After Jesus was crucified, the earth trembled, and darkness fell across the land. The earth shook, the rocks split and the tombs broke open... From noon until three in the afternoon darkness came over all the land.' (Matthew 27:50-51, 27:45)

A Prediction of Faith

I predict that this coming Friday, March 29, 2024, which is Good Friday, there will be rain and overcast skies. It is likely to happen around noon to 3 pm, though the exact timing is not crucial—the essence is, I will witness one or both conditions. This rain might not be heavy, nor the skies entirely overcast, but it will be noticeable to those paying attention. This is something I have observed all my life. You might see this prediction as a bold expression of my faith and a reason behind my beliefs. Or, you might dismiss it as mere ramblings of someone overly superstitious.

Biblical Echoes in Nature

The Bible recounts a profound moment on Good Friday, right after Jesus was crucified: the earth trembled, and darkness fell across the land. This is captured in the Gospel according to Matthew: 'And when Jesus had cried out again in a loud voice, he gave up his spirit. At that moment the curtain of the temple was torn in two from top to bottom. The earth shook, the rocks split and the tombs broke open... From noon until three in the afternoon darkness came over all the land.' (Matthew 27:50-51, 27:45 NIV).

A Global Observation

Remember, Good Friday is not fixed; it shifts every year (read my post ‘Why Does the Date of Easter Change Every Year?’). Yet, intriguingly, the phenomenon of rain and overcast skies seems to follow this day annually, echoing the biblical events of darkness and upheaval.
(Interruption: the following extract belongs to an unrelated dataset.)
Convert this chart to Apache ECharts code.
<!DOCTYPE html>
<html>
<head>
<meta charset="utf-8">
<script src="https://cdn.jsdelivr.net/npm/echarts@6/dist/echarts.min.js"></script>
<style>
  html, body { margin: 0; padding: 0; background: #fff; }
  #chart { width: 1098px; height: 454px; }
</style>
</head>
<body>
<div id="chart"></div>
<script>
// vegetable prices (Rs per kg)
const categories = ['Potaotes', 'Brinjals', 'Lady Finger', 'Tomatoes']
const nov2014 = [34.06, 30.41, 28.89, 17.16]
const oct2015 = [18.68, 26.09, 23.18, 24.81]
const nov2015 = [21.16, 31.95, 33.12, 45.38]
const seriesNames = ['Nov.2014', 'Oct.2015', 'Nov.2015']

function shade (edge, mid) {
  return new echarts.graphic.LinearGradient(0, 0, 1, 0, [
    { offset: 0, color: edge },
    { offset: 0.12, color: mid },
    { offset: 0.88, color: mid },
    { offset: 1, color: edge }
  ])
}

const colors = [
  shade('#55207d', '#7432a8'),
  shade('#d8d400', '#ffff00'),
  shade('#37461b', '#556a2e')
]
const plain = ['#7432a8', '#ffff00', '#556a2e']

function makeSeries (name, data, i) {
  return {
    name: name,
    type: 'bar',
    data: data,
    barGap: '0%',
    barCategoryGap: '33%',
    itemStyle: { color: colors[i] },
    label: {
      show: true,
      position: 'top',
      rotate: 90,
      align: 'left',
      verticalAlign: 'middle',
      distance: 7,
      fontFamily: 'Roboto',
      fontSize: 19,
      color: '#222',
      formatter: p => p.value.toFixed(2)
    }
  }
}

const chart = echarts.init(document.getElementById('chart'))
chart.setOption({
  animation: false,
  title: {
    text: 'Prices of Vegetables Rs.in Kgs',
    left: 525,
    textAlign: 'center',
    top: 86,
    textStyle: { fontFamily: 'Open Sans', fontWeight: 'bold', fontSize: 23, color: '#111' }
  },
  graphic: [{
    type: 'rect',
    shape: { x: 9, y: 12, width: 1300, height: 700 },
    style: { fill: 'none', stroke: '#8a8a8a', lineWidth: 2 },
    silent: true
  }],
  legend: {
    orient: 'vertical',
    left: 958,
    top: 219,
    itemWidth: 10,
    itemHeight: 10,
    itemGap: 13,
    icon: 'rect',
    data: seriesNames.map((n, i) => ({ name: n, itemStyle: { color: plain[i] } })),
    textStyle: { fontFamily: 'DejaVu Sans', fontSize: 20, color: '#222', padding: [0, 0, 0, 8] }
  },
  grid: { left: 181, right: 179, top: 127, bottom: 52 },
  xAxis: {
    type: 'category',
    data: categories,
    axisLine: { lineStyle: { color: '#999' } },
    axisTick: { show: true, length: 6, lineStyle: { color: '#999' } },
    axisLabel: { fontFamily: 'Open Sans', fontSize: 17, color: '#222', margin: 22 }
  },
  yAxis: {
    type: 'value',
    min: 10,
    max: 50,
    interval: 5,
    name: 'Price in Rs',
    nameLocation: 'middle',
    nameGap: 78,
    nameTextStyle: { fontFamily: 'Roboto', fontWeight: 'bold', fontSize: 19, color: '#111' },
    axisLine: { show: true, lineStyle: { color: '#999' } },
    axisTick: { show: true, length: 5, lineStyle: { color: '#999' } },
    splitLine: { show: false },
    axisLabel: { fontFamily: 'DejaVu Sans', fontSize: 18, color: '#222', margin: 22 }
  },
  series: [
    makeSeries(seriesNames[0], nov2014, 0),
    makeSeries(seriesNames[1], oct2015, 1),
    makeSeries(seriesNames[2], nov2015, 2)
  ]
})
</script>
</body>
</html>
I have lived in three different countries—from my beginnings in India, through a chapter in Saudi Arabia, to my current home in Australia—and I have witnessed this pattern everywhere. 
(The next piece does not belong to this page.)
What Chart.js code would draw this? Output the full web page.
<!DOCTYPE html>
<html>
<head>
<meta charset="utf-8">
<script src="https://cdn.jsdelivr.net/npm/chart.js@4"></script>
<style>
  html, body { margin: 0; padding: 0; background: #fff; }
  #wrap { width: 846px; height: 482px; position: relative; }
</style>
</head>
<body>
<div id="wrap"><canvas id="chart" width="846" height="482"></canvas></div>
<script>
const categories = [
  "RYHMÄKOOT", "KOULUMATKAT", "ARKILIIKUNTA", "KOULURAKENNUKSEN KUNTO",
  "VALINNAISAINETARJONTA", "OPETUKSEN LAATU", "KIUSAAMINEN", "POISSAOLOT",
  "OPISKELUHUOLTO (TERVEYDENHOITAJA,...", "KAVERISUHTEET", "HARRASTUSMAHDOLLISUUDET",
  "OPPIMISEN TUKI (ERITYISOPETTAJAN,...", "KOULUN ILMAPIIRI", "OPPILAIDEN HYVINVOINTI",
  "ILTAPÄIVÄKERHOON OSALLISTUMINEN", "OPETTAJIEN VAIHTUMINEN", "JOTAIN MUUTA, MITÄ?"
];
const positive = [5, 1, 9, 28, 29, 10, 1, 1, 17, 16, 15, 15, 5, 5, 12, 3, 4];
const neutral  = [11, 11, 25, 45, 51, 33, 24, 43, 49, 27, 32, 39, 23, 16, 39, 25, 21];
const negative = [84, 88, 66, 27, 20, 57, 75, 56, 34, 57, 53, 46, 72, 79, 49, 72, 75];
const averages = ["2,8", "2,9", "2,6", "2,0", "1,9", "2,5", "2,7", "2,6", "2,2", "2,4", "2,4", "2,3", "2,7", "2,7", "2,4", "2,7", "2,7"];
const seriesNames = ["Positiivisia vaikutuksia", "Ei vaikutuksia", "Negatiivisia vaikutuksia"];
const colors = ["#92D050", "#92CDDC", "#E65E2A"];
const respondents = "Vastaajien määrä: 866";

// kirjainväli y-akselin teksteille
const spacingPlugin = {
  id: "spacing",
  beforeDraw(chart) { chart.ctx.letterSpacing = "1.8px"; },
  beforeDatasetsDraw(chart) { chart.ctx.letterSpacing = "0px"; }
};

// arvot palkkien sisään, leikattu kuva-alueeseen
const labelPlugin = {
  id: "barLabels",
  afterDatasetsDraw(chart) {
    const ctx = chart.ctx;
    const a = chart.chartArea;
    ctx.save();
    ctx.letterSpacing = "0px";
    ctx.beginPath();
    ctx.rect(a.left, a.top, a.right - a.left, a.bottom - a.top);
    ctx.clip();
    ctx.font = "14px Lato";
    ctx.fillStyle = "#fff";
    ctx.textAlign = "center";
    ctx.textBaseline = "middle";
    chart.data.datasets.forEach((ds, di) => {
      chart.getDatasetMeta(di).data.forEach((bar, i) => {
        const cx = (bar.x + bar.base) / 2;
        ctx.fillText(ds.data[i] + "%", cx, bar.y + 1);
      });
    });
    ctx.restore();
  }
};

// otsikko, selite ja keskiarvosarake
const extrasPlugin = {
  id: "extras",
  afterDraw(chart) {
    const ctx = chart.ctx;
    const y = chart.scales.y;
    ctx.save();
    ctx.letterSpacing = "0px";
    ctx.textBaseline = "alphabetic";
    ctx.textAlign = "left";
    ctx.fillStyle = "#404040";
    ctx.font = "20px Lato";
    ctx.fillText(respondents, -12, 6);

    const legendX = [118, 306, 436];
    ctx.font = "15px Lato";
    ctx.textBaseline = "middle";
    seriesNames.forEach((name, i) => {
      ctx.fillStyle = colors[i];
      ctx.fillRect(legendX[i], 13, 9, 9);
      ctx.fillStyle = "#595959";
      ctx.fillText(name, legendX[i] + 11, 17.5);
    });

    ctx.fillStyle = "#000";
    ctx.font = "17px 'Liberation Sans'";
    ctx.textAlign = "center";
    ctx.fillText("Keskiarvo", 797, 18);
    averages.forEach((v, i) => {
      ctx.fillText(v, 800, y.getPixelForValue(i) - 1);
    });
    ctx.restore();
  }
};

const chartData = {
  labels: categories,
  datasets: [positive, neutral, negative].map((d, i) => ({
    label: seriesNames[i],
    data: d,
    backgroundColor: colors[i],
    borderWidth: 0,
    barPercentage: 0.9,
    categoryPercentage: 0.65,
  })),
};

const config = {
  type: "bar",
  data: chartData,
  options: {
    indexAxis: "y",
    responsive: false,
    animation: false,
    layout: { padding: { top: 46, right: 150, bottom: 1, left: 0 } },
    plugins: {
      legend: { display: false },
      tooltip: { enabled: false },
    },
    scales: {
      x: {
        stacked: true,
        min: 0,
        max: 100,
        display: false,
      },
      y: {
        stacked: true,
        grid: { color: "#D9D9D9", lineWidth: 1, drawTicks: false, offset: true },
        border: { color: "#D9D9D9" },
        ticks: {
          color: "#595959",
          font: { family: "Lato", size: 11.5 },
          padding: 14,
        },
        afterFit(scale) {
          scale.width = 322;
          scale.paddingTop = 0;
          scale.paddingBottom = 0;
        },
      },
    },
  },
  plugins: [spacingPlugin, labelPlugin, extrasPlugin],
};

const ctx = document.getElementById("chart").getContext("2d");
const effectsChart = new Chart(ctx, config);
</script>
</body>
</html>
When I share these weather predictions at the dinner table, the looks I receive from my family are priceless—as if they have just realized they are living with a wannabe meteorologist who chooses faith over the weather channel. And you, the reader, might be tempted to dismiss me as just another superstitious soul. Let us wait and see as the events unfold.

The Day Has Come

The long-anticipated day is here: Good Friday, March 29, 2024. The morning dawned bright and sunny. At 2:40 pm, as we headed to church for the 3 pm mass, the sky had turned overcast, yet it had not started to rain. 
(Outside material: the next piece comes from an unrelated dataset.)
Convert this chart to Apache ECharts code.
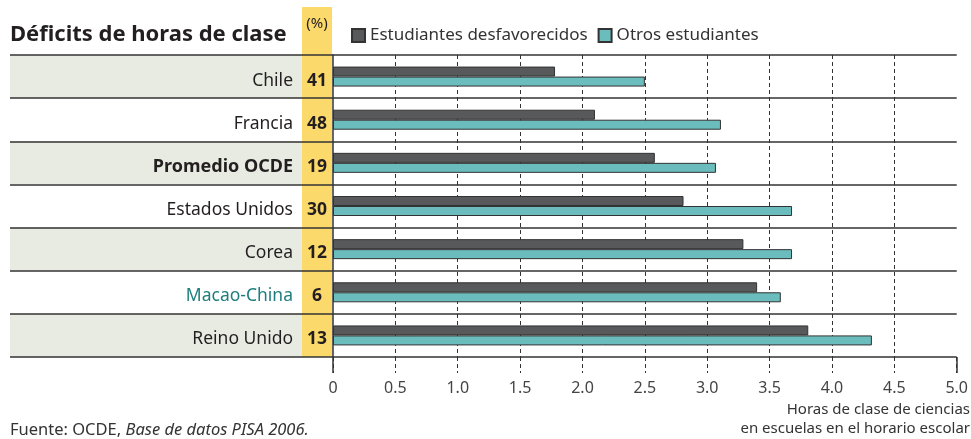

In the car, I could not help but point out, 'See, it is Good Friday, and the sky is overcast.' My daughter, seizing the moment for a little humor, quickly replied, 'Dad, I have been waiting for you to say that again today.' No sooner had she finished her sentence than it began to rain. It was a gentle sprinkle, lasting just about a minute—probably too faint to be noted by weather stations. 'I now have three witnesses,' I jokingly remarked, acknowledging the others in the car.

Faith or Superstition?

Faith or superstition? The choice is yours. As for me, this serves as yet another foundation for my faith. The fact that it is Good Friday, and we witness these events adds another layer of validation to the biblical narrative, reinforcing the authenticity of the Bible. This day commemorates the sacrifice of Jesus on the cross, a pivotal act for our salvation.

Unshaken Belief Amid Change

The future may bring changes. With modern society shifting towards excluding Christianity from public life, we might see a world where signs of divine presence, like those I have observed, fade. But if that time comes, it won't weaken my faith. 

Suppose, for the sake of argument, these events stop occurring. Would that diminish my faith? Not at all. I have lived more years witnessing these occurrences than I likely have left. Thus, even if these signs stop appearing from next year onward, my memories of these Good Friday events, mirroring the biblical narrative, will forever enrich my faith.

The Final Question

Faith or superstition? The choice is yours.